The tribe that runs the Fond-du-Luth Casino in downtown Duluth owes the city $10.4 million in back payments, a U.S. District Court judge ruled this week in a protracted dispute over gambling revenues.
But the fight isn’t over, yet.
In 2009, the Fond du Lac Band of Lake Superior Chippewa stopped paying the city “rent,” a slice of the casino’s gross revenue, as outlined in long-standing agreements. The opinion Tuesday ordered the band to pay Duluth the money it withheld from 2009 to 2011, leaving the amount of interest and some revenues to be sorted out at a later trial. (City attorney Gunnar Johnson said that by his count, the band owes about $12.4 million.)
City leaders applauded the ruling, saying it will restore millions they had been counting on for street repairs. The city received about $6 million from the casino annually.
“The casino was established in our downtown ONLY because of the common agreement between the band and the city, and that agreement should be honored,” Mayor Don Ness wrote on Facebook. “Had we not defended our rights, this $12 million would have been lost.”
This week’s ruling “really wasn’t a surprise to us,” because the same judge had issued a similar opinion before, said Karen Diver, chairwoman of the Fond du Lac band. The band’s leaders have not yet met with legal counsel, she added, but “it could be appealed.”
The band has paid the city about $75 million under a 1994 contract, according to Judge Susan Richard Nelson’s 23-page opinion. But it has also “benefited substantially” from those agreements, she wrote, earning $175 million in net profit from 1994 to 2009.
“And since the band stopped payments in 2009, it has profited more than $20 million while receiving the city’s services for free,” Nelson said.
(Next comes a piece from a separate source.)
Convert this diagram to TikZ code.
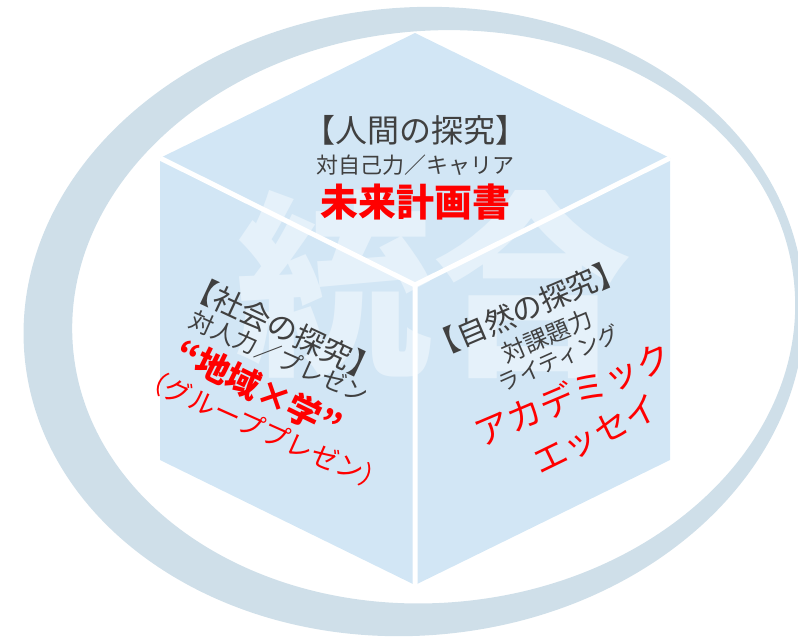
\documentclass[tikz,border=0pt]{standalone}
\usepackage{fontspec}
\setmainfont{Noto Sans CJK JP}
\usetikzlibrary{positioning}
\definecolor{ringblue}{RGB}{207,223,233}
\definecolor{faceblue}{RGB}{210,230,245}
\definecolor{markblue}{RGB}{229,241,250}
\definecolor{textgrey}{RGB}{64,64,64}

\begin{document}
\begin{tikzpicture}[x=1pt,y=-1pt,on grid,
    lbl/.style={text=textgrey,inner sep=0pt},
    outp/.style={text=red,inner sep=0pt},
    fs/.style={font=\fontsize{#1}{#1}\selectfont},
    fsb/.style={font=\fontsize{#1}{#1}\selectfont\bfseries}]
\useasboundingbox (0,0) rectangle (798,637);

% ring behind the cube
\fill[ringblue,even odd rule,rotate around={5:(420,321)}]
    (414,321) ellipse [x radius=391,y radius=314]
    (434,318) ellipse [x radius=362,y radius=286];

% cube
\coordinate (top) at (415,33);
\coordinate (ul) at (160,158);
\coordinate (ur) at (670,158);
\coordinate (mid) at (415,285);
\coordinate (ll) at (160,460);
\coordinate (lr) at (670,460);
\coordinate (bot) at (415,585);
\fill[faceblue] (top) -- (ur) -- (lr) -- (bot) -- (ll) -- (ul) -- cycle;
\node[text=markblue,inner sep=0pt,fsb=198] (mark) at (433,284) {統合};
\draw[white,line width=5pt] (ul) -- (mid) -- (ur) (mid) -- (bot);

% top face
\node[lbl,fs=32] (human) at (415,130) {【人間の探究】};
\node[lbl,fs=22,below=35pt of human] (humanskill) {対自己力／キャリア};
\node[outp,fsb=38,below=37pt of humanskill] (humanout) {未来計画書};

% left face
\node[lbl,fs=30,rotate=-25] (society) at (283,328) {【社会の探究】};
\node[lbl,fs=24,rotate=-24] (societyskill) at (279,357) {対人力／プレゼン};
\node[outp,fsb=34,rotate=-26] (societyout) at (259,389) {“地域×学”};
\node[outp,fs=27,rotate=-24] (societynote) at (264,430) {（グループプレゼン）};

% right face
\node[lbl,fs=30,rotate=23] (nature) at (527,308) {【自然の探究】};
\node[lbl,fs=24,rotate=23] (natureskill) at (547,336) {対課題力};
\node[lbl,fs=22,rotate=24] (naturesub) at (559,358) {ライティング};
\node[outp,fs=35,rotate=23] (natureout) at (573,394) {アカデミック};
\node[outp,fs=34,rotate=26] (natureend) at (596,435) {エッセイ};
\end{tikzpicture}
\end{document}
Earlier this year, the 8th U.S. Circuit Court of Appeals ruled for the Fond du Lac band — agreeing that it does not have to honor its agreement to pay Duluth going forward.
Duluth has been “struggling since 2009 from being cut out of this casino arrangement that it entered into as a business deal in the mid-1980s,” Johnson said by phone Wednesday. Tribes across the country see the “huge value” of having an urban casino, he said.
“The Fond du Lac band got an urban casino,” he said. “Now they’re trying to have their casino but not give any benefit to the city” instrumental in establishing it.
Duluth leaders have been open to negotiating a modern agreement, Johnson added. “Instead of saying, let’s reformat this agreement so that it works for today’s age, they have basically just zeroed the city out and left us with nothing.”
But Diver argues that $75 million-plus is “probably adequate” compensation for the city’s role. The band is willing to pay for city services such as police and fire protection, using a kind of fee-for-service model, she said.
The band proposed to the city a settlement agreement with that kind of structure. The city rejected it.
Cities often “go to great lengths” to bring jobs to town, Diver said, offering incentives including tax-free zones. Yet with Fond-du-Luth, which employees about 300, the city is demanding a “disproportionate payment,” she said.
But the city points to deals between tribes and municipalities that are more lucrative.
“The city only rejected the amount the band was proposing,” Johnson said, “which was minimal.”
Diver said the band halted payments to the city when it began questioning the legality of its 1994 agreement with the city, which said that the band would pay 19 percent of its revenues to Duluth for 25 years, and for an unspecified rate for the succeeding 25 years.
While the dispute wound through federal court and arbitration, the band asked the National Indian Gaming Commission to review the 1994 consent agreement. It found that the agreement violated the Indian Gaming Regulatory Act, which requires tribes to have “sole proprietary interest” for tribal casinos.
In 2012 and 2013 rulings, district and appellate courts agreed that the commission had the proper legal authority to make that call.